**Given request:** Retype each line exactly. Skip images.
——————
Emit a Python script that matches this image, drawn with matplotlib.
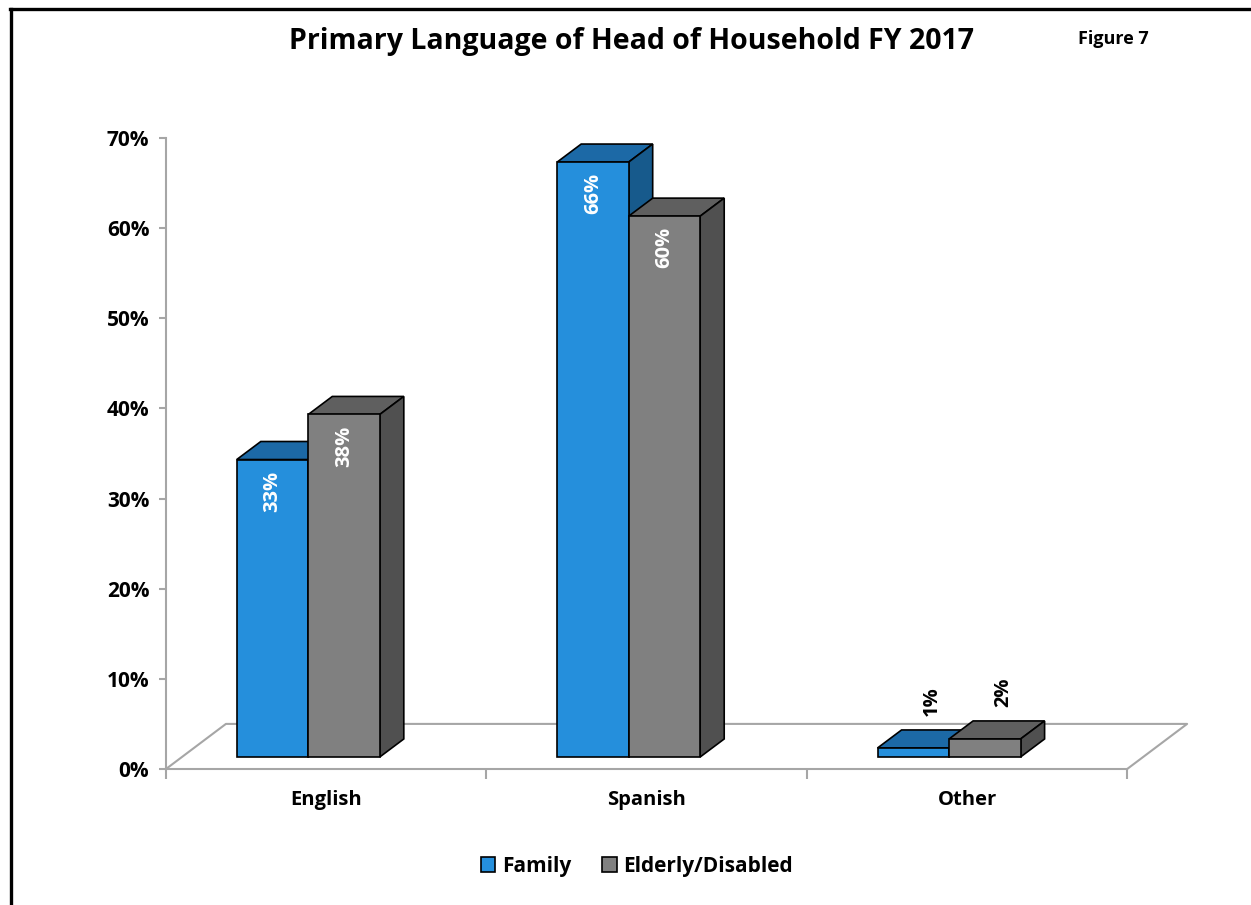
import matplotlib.pyplot as plt
from matplotlib.lines import Line2D
from matplotlib.patches import Patch, Polygon

categories = ['English', 'Spanish', 'Other']
family = [33, 66, 1]
elderly = [38, 60, 2]
series_names = ['Family', 'Elderly/Disabled']
yticks = [0, 10, 20, 30, 40, 50, 60, 70]

# face colours: front, top, side
blue_faces = ('#258fdc', '#1c69a6', '#175a8c')
gray_faces = ('#808080', '#5f5f5f', '#505050')

plt.rcParams['font.family'] = ['Open Sans', 'DejaVu Sans']
plt.rcParams['font.weight'] = 'bold'

fig = plt.figure(figsize=(12.51, 9.05), dpi=100)
ax = fig.add_axes([0.1327, 0.1503, 0.817, 0.6972])

bar_w = 0.2232      # bar width in category units
ddx, ddy = 0.075, 2.0    # bar depth offset
fdx, fdy = 0.187, 5.0    # floor depth offset
base = 1.33
axis_gray = '#a6a6a6'


def draw_bar(x, value, faces):
    front, top_c, side_c = faces
    top = base + value
    ax.add_patch(Polygon([(x, top), (x + bar_w, top), (x + bar_w + ddx, top + ddy),
                          (x + ddx, top + ddy)], closed=True, fc=top_c, ec='black',
                         lw=1.2, zorder=3, clip_on=False))
    ax.add_patch(Polygon([(x + bar_w, base), (x + bar_w + ddx, base + ddy),
                          (x + bar_w + ddx, top + ddy), (x + bar_w, top)], closed=True,
                         fc=side_c, ec='black', lw=1.2, zorder=3, clip_on=False))
    ax.add_patch(Polygon([(x, base), (x + bar_w, base), (x + bar_w, top), (x, top)],
                         closed=True, fc=front, ec='black', lw=1.2, zorder=3, clip_on=False))


def label_bar(x, value):
    cx = x + bar_w / 2
    if value >= 10:
        ax.annotate(f'{value}%', (cx, base + value), xytext=(0, -8),
                    textcoords='offset points', rotation=90, ha='center', va='top',
                    color='white', fontsize=14.5, fontweight='bold', zorder=5)
    else:
        ax.annotate(f'{value}%', (cx + ddx * 0.75, base + value + ddy), xytext=(0, 10),
                    textcoords='offset points', rotation=90, ha='center', va='bottom',
                    color='black', fontsize=14.5, fontweight='bold', zorder=5)


# floor outline
n = len(categories)
ax.plot([0, fdx, n + fdx, n], [0, fdy, fdy, 0], color=axis_gray, lw=1.5,
        zorder=1, clip_on=False)

for i, (f, e) in enumerate(zip(family, elderly)):
    center = i + 0.444
    draw_bar(center - bar_w, f, blue_faces)
    draw_bar(center, e, gray_faces)
    label_bar(center - bar_w, f)
    label_bar(center, e)

ax.set_xlim(0, 3.19)
ax.set_ylim(0, 70)
for s in ['top', 'right']:
    ax.spines[s].set_visible(False)
ax.spines['left'].set_color(axis_gray)
ax.spines['left'].set_linewidth(1.5)
ax.spines['bottom'].set_color(axis_gray)
ax.spines['bottom'].set_linewidth(1.5)
ax.spines['bottom'].set_bounds(0, n)

ax.set_yticks(yticks)
ax.set_yticklabels([f'{t}%' for t in yticks], fontsize=15, fontweight='bold')
ax.tick_params(axis='y', length=5, color=axis_gray, width=1.5, pad=7)

ax.set_xticks(range(n + 1))
ax.set_xticklabels([])
ax.tick_params(axis='x', which='major', length=7, color=axis_gray, width=1.5)
ax.set_xticks([i + 0.5 for i in range(n)], minor=True)
ax.set_xticklabels(categories, minor=True, fontsize=14.5, fontweight='bold')
ax.tick_params(axis='x', which='minor', length=0, pad=15)

fig.text(0.505, 0.954, 'Primary Language of Head of Household FY 2017', ha='center',
         va='center', fontsize=20.5, fontweight='bold')
fig.text(0.890, 0.957, 'Figure 7', ha='center', va='center', fontsize=13,
         fontweight='bold')

handles = [Patch(fc=blue_faces[0], ec='black', lw=1.2),
           Patch(fc=gray_faces[0], ec='black', lw=1.2)]
fig.legend(handles, series_names, loc='center', bbox_to_anchor=(0.509, 0.043), ncol=2,
           frameon=False, handlelength=0.7, handleheight=0.7,
           handletextpad=0.3, columnspacing=1.5, prop={'weight': 'bold', 'size': 15})

# frame along top and left
fig.add_artist(Line2D([0.008, 1.0], [0.990, 0.990], color='black', lw=2.4,
                      transform=fig.transFigure))
fig.add_artist(Line2D([0.0088, 0.0088], [0.0, 0.990], color='black', lw=2.4,
                      transform=fig.transFigure))

fig.savefig('out.png', dpi=100)
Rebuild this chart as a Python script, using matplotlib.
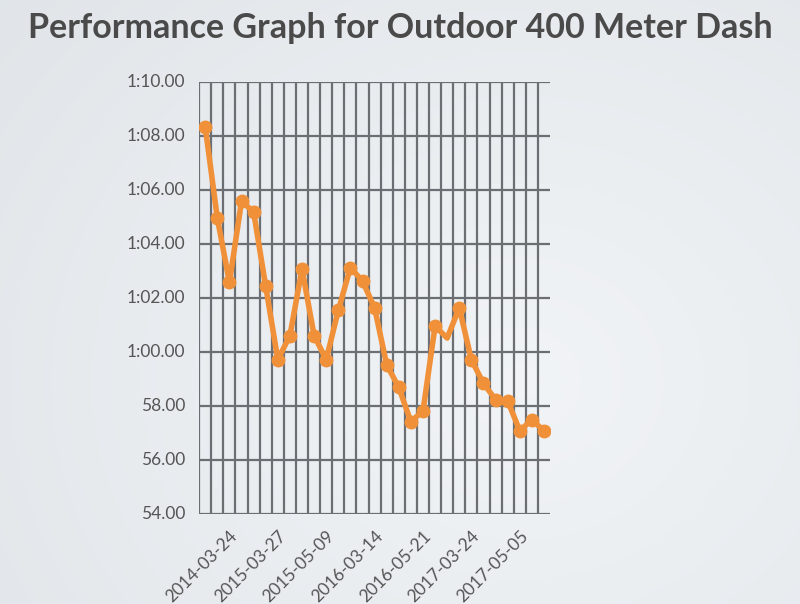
——————
**Task answer:**
Emit a Python script that matches this image, drawn with matplotlib.
import matplotlib.pyplot as plt
from matplotlib.lines import Line2D
from matplotlib.patches import Patch, Polygon

categories = ['English', 'Spanish', 'Other']
family = [33, 66, 1]
elderly = [38, 60, 2]
series_names = ['Family', 'Elderly/Disabled']
yticks = [0, 10, 20, 30, 40, 50, 60, 70]

# face colours: front, top, side
blue_faces = ('#258fdc', '#1c69a6', '#175a8c')
gray_faces = ('#808080', '#5f5f5f', '#505050')

plt.rcParams['font.family'] = ['Open Sans', 'DejaVu Sans']
plt.rcParams['font.weight'] = 'bold'

fig = plt.figure(figsize=(12.51, 9.05), dpi=100)
ax = fig.add_axes([0.1327, 0.1503, 0.817, 0.6972])

bar_w = 0.2232      # bar width in category units
ddx, ddy = 0.075, 2.0    # bar depth offset
fdx, fdy = 0.187, 5.0    # floor depth offset
base = 1.33
axis_gray = '#a6a6a6'


def draw_bar(x, value, faces):
    front, top_c, side_c = faces
    top = base + value
    ax.add_patch(Polygon([(x, top), (x + bar_w, top), (x + bar_w + ddx, top + ddy),
                          (x + ddx, top + ddy)], closed=True, fc=top_c, ec='black',
                         lw=1.2, zorder=3, clip_on=False))
    ax.add_patch(Polygon([(x + bar_w, base), (x + bar_w + ddx, base + ddy),
                          (x + bar_w + ddx, top + ddy), (x + bar_w, top)], closed=True,
                         fc=side_c, ec='black', lw=1.2, zorder=3, clip_on=False))
    ax.add_patch(Polygon([(x, base), (x + bar_w, base), (x + bar_w, top), (x, top)],
                         closed=True, fc=front, ec='black', lw=1.2, zorder=3, clip_on=False))


def label_bar(x, value):
    cx = x + bar_w / 2
    if value >= 10:
        ax.annotate(f'{value}%', (cx, base + value), xytext=(0, -8),
                    textcoords='offset points', rotation=90, ha='center', va='top',
                    color='white', fontsize=14.5, fontweight='bold', zorder=5)
    else:
        ax.annotate(f'{value}%', (cx + ddx * 0.75, base + value + ddy), xytext=(0, 10),
                    textcoords='offset points', rotation=90, ha='center', va='bottom',
                    color='black', fontsize=14.5, fontweight='bold', zorder=5)


# floor outline
n = len(categories)
ax.plot([0, fdx, n + fdx, n], [0, fdy, fdy, 0], color=axis_gray, lw=1.5,
        zorder=1, clip_on=False)

for i, (f, e) in enumerate(zip(family, elderly)):
    center = i + 0.444
    draw_bar(center - bar_w, f, blue_faces)
    draw_bar(center, e, gray_faces)
    label_bar(center - bar_w, f)
    label_bar(center, e)

ax.set_xlim(0, 3.19)
ax.set_ylim(0, 70)
for s in ['top', 'right']:
    ax.spines[s].set_visible(False)
ax.spines['left'].set_color(axis_gray)
ax.spines['left'].set_linewidth(1.5)
ax.spines['bottom'].set_color(axis_gray)
ax.spines['bottom'].set_linewidth(1.5)
ax.spines['bottom'].set_bounds(0, n)

ax.set_yticks(yticks)
ax.set_yticklabels([f'{t}%' for t in yticks], fontsize=15, fontweight='bold')
ax.tick_params(axis='y', length=5, color=axis_gray, width=1.5, pad=7)

ax.set_xticks(range(n + 1))
ax.set_xticklabels([])
ax.tick_params(axis='x', which='major', length=7, color=axis_gray, width=1.5)
ax.set_xticks([i + 0.5 for i in range(n)], minor=True)
ax.set_xticklabels(categories, minor=True, fontsize=14.5, fontweight='bold')
ax.tick_params(axis='x', which='minor', length=0, pad=15)

fig.text(0.505, 0.954, 'Primary Language of Head of Household FY 2017', ha='center',
         va='center', fontsize=20.5, fontweight='bold')
fig.text(0.890, 0.957, 'Figure 7', ha='center', va='center', fontsize=13,
         fontweight='bold')

handles = [Patch(fc=blue_faces[0], ec='black', lw=1.2),
           Patch(fc=gray_faces[0], ec='black', lw=1.2)]
fig.legend(handles, series_names, loc='center', bbox_to_anchor=(0.509, 0.043), ncol=2,
           frameon=False, handlelength=0.7, handleheight=0.7,
           handletextpad=0.3, columnspacing=1.5, prop={'weight': 'bold', 'size': 15})

# frame along top and left
fig.add_artist(Line2D([0.008, 1.0], [0.990, 0.990], color='black', lw=2.4,
                      transform=fig.transFigure))
fig.add_artist(Line2D([0.0088, 0.0088], [0.0, 0.990], color='black', lw=2.4,
                      transform=fig.transFigure))

fig.savefig('out.png', dpi=100)
Rebuild this chart as a Python script, using matplotlib.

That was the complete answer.